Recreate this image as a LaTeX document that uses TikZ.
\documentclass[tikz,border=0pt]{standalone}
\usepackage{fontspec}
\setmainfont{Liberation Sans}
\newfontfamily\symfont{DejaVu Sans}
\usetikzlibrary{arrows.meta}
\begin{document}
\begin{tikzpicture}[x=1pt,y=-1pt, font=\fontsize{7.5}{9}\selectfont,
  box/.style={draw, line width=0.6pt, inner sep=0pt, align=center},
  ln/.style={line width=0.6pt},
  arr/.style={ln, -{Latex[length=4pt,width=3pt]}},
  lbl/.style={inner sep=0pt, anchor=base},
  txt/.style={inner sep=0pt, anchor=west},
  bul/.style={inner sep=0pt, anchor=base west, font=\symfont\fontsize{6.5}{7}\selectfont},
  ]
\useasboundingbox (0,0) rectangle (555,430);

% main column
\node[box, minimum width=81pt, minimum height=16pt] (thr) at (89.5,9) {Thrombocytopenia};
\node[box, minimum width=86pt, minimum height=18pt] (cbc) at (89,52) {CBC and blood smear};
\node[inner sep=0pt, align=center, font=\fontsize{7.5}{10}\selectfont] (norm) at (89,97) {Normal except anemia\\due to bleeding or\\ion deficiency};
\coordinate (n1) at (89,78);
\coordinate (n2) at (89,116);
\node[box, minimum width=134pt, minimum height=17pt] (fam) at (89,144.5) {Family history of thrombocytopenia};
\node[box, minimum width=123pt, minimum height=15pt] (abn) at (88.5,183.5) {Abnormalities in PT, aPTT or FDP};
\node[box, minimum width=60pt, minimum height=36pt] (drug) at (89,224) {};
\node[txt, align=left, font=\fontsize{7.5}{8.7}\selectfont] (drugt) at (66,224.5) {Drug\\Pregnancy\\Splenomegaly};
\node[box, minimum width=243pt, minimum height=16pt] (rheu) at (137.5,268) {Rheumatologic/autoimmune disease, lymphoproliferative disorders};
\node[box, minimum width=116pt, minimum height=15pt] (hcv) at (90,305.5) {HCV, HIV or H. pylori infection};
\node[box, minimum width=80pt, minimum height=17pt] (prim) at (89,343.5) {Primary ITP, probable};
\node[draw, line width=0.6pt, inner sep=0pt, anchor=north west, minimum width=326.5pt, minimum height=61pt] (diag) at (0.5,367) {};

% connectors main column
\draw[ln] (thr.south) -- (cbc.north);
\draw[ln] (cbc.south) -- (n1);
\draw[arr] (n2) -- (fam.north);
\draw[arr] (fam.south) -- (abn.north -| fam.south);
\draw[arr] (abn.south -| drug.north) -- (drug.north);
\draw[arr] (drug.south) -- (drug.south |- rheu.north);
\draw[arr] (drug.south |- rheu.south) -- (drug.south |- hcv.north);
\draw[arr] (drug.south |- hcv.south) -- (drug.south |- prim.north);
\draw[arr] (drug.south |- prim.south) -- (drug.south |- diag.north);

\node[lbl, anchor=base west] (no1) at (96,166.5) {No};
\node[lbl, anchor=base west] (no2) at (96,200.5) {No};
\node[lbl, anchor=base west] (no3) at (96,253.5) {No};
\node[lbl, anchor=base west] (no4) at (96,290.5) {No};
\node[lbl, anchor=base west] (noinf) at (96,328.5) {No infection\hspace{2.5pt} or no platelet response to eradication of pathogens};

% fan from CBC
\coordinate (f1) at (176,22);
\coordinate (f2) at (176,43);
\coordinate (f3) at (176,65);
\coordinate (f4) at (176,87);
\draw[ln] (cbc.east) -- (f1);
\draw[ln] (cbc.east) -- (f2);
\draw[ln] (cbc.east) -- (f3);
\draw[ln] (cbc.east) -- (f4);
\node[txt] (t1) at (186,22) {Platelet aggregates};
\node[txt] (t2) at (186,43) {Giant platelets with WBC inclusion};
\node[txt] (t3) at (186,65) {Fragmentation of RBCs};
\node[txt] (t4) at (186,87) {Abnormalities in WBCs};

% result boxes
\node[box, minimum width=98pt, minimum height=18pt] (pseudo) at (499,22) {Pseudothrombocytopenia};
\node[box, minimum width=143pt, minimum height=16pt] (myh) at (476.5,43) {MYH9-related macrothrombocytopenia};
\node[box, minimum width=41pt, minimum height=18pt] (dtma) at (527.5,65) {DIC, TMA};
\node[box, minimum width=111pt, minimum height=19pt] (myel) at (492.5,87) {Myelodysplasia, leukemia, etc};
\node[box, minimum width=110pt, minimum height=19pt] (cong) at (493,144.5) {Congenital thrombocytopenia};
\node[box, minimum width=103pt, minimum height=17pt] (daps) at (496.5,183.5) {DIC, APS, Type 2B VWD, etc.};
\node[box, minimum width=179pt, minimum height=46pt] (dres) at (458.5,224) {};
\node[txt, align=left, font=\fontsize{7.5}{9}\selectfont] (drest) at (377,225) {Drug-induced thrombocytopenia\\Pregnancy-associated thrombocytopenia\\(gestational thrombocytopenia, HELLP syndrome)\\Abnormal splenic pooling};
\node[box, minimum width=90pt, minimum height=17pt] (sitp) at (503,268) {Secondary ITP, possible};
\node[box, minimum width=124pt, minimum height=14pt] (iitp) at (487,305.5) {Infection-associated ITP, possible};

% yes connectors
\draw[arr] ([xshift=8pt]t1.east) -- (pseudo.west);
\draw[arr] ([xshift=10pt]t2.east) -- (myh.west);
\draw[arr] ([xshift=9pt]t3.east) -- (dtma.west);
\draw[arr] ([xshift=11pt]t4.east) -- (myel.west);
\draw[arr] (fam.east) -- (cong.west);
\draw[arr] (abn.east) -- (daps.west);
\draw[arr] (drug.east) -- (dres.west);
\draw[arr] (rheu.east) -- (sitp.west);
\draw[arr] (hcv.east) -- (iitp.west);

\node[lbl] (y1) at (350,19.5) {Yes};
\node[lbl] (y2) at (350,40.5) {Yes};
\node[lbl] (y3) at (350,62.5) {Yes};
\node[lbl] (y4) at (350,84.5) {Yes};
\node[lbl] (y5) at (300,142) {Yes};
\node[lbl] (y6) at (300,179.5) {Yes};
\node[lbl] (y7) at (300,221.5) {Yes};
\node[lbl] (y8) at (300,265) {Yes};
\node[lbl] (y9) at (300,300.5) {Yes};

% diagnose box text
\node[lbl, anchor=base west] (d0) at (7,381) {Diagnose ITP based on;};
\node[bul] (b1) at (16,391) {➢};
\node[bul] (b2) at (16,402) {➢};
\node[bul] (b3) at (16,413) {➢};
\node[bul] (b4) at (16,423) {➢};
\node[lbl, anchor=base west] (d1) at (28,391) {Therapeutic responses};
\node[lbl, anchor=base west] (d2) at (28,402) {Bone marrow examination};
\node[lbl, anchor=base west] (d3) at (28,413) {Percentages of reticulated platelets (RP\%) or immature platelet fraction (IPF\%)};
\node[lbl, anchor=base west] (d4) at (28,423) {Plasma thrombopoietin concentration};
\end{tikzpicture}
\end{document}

☆ ☆ ☆ ☆

• [Brief] Retype the whole listing above exactly.

• [Solution to the problem]
Recreate this image as a LaTeX document that uses TikZ.
\documentclass[tikz,border=0pt]{standalone}
\usepackage{fontspec}
\setmainfont{Liberation Sans}
\newfontfamily\symfont{DejaVu Sans}
\usetikzlibrary{arrows.meta}
\begin{document}
\begin{tikzpicture}[x=1pt,y=-1pt, font=\fontsize{7.5}{9}\selectfont,
  box/.style={draw, line width=0.6pt, inner sep=0pt, align=center},
  ln/.style={line width=0.6pt},
  arr/.style={ln, -{Latex[length=4pt,width=3pt]}},
  lbl/.style={inner sep=0pt, anchor=base},
  txt/.style={inner sep=0pt, anchor=west},
  bul/.style={inner sep=0pt, anchor=base west, font=\symfont\fontsize{6.5}{7}\selectfont},
  ]
\useasboundingbox (0,0) rectangle (555,430);

% main column
\node[box, minimum width=81pt, minimum height=16pt] (thr) at (89.5,9) {Thrombocytopenia};
\node[box, minimum width=86pt, minimum height=18pt] (cbc) at (89,52) {CBC and blood smear};
\node[inner sep=0pt, align=center, font=\fontsize{7.5}{10}\selectfont] (norm) at (89,97) {Normal except anemia\\due to bleeding or\\ion deficiency};
\coordinate (n1) at (89,78);
\coordinate (n2) at (89,116);
\node[box, minimum width=134pt, minimum height=17pt] (fam) at (89,144.5) {Family history of thrombocytopenia};
\node[box, minimum width=123pt, minimum height=15pt] (abn) at (88.5,183.5) {Abnormalities in PT, aPTT or FDP};
\node[box, minimum width=60pt, minimum height=36pt] (drug) at (89,224) {};
\node[txt, align=left, font=\fontsize{7.5}{8.7}\selectfont] (drugt) at (66,224.5) {Drug\\Pregnancy\\Splenomegaly};
\node[box, minimum width=243pt, minimum height=16pt] (rheu) at (137.5,268) {Rheumatologic/autoimmune disease, lymphoproliferative disorders};
\node[box, minimum width=116pt, minimum height=15pt] (hcv) at (90,305.5) {HCV, HIV or H. pylori infection};
\node[box, minimum width=80pt, minimum height=17pt] (prim) at (89,343.5) {Primary ITP, probable};
\node[draw, line width=0.6pt, inner sep=0pt, anchor=north west, minimum width=326.5pt, minimum height=61pt] (diag) at (0.5,367) {};

% connectors main column
\draw[ln] (thr.south) -- (cbc.north);
\draw[ln] (cbc.south) -- (n1);
\draw[arr] (n2) -- (fam.north);
\draw[arr] (fam.south) -- (abn.north -| fam.south);
\draw[arr] (abn.south -| drug.north) -- (drug.north);
\draw[arr] (drug.south) -- (drug.south |- rheu.north);
\draw[arr] (drug.south |- rheu.south) -- (drug.south |- hcv.north);
\draw[arr] (drug.south |- hcv.south) -- (drug.south |- prim.north);
\draw[arr] (drug.south |- prim.south) -- (drug.south |- diag.north);

\node[lbl, anchor=base west] (no1) at (96,166.5) {No};
\node[lbl, anchor=base west] (no2) at (96,200.5) {No};
\node[lbl, anchor=base west] (no3) at (96,253.5) {No};
\node[lbl, anchor=base west] (no4) at (96,290.5) {No};
\node[lbl, anchor=base west] (noinf) at (96,328.5) {No infection\hspace{2.5pt} or no platelet response to eradication of pathogens};

% fan from CBC
\coordinate (f1) at (176,22);
\coordinate (f2) at (176,43);
\coordinate (f3) at (176,65);
\coordinate (f4) at (176,87);
\draw[ln] (cbc.east) -- (f1);
\draw[ln] (cbc.east) -- (f2);
\draw[ln] (cbc.east) -- (f3);
\draw[ln] (cbc.east) -- (f4);
\node[txt] (t1) at (186,22) {Platelet aggregates};
\node[txt] (t2) at (186,43) {Giant platelets with WBC inclusion};
\node[txt] (t3) at (186,65) {Fragmentation of RBCs};
\node[txt] (t4) at (186,87) {Abnormalities in WBCs};

% result boxes
\node[box, minimum width=98pt, minimum height=18pt] (pseudo) at (499,22) {Pseudothrombocytopenia};
\node[box, minimum width=143pt, minimum height=16pt] (myh) at (476.5,43) {MYH9-related macrothrombocytopenia};
\node[box, minimum width=41pt, minimum height=18pt] (dtma) at (527.5,65) {DIC, TMA};
\node[box, minimum width=111pt, minimum height=19pt] (myel) at (492.5,87) {Myelodysplasia, leukemia, etc};
\node[box, minimum width=110pt, minimum height=19pt] (cong) at (493,144.5) {Congenital thrombocytopenia};
\node[box, minimum width=103pt, minimum height=17pt] (daps) at (496.5,183.5) {DIC, APS, Type 2B VWD, etc.};
\node[box, minimum width=179pt, minimum height=46pt] (dres) at (458.5,224) {};
\node[txt, align=left, font=\fontsize{7.5}{9}\selectfont] (drest) at (377,225) {Drug-induced thrombocytopenia\\Pregnancy-associated thrombocytopenia\\(gestational thrombocytopenia, HELLP syndrome)\\Abnormal splenic pooling};
\node[box, minimum width=90pt, minimum height=17pt] (sitp) at (503,268) {Secondary ITP, possible};
\node[box, minimum width=124pt, minimum height=14pt] (iitp) at (487,305.5) {Infection-associated ITP, possible};

% yes connectors
\draw[arr] ([xshift=8pt]t1.east) -- (pseudo.west);
\draw[arr] ([xshift=10pt]t2.east) -- (myh.west);
\draw[arr] ([xshift=9pt]t3.east) -- (dtma.west);
\draw[arr] ([xshift=11pt]t4.east) -- (myel.west);
\draw[arr] (fam.east) -- (cong.west);
\draw[arr] (abn.east) -- (daps.west);
\draw[arr] (drug.east) -- (dres.west);
\draw[arr] (rheu.east) -- (sitp.west);
\draw[arr] (hcv.east) -- (iitp.west);

\node[lbl] (y1) at (350,19.5) {Yes};
\node[lbl] (y2) at (350,40.5) {Yes};
\node[lbl] (y3) at (350,62.5) {Yes};
\node[lbl] (y4) at (350,84.5) {Yes};
\node[lbl] (y5) at (300,142) {Yes};
\node[lbl] (y6) at (300,179.5) {Yes};
\node[lbl] (y7) at (300,221.5) {Yes};
\node[lbl] (y8) at (300,265) {Yes};
\node[lbl] (y9) at (300,300.5) {Yes};

% diagnose box text
\node[lbl, anchor=base west] (d0) at (7,381) {Diagnose ITP based on;};
\node[bul] (b1) at (16,391) {➢};
\node[bul] (b2) at (16,402) {➢};
\node[bul] (b3) at (16,413) {➢};
\node[bul] (b4) at (16,423) {➢};
\node[lbl, anchor=base west] (d1) at (28,391) {Therapeutic responses};
\node[lbl, anchor=base west] (d2) at (28,402) {Bone marrow examination};
\node[lbl, anchor=base west] (d3) at (28,413) {Percentages of reticulated platelets (RP\%) or immature platelet fraction (IPF\%)};
\node[lbl, anchor=base west] (d4) at (28,423) {Plasma thrombopoietin concentration};
\end{tikzpicture}
\end{document}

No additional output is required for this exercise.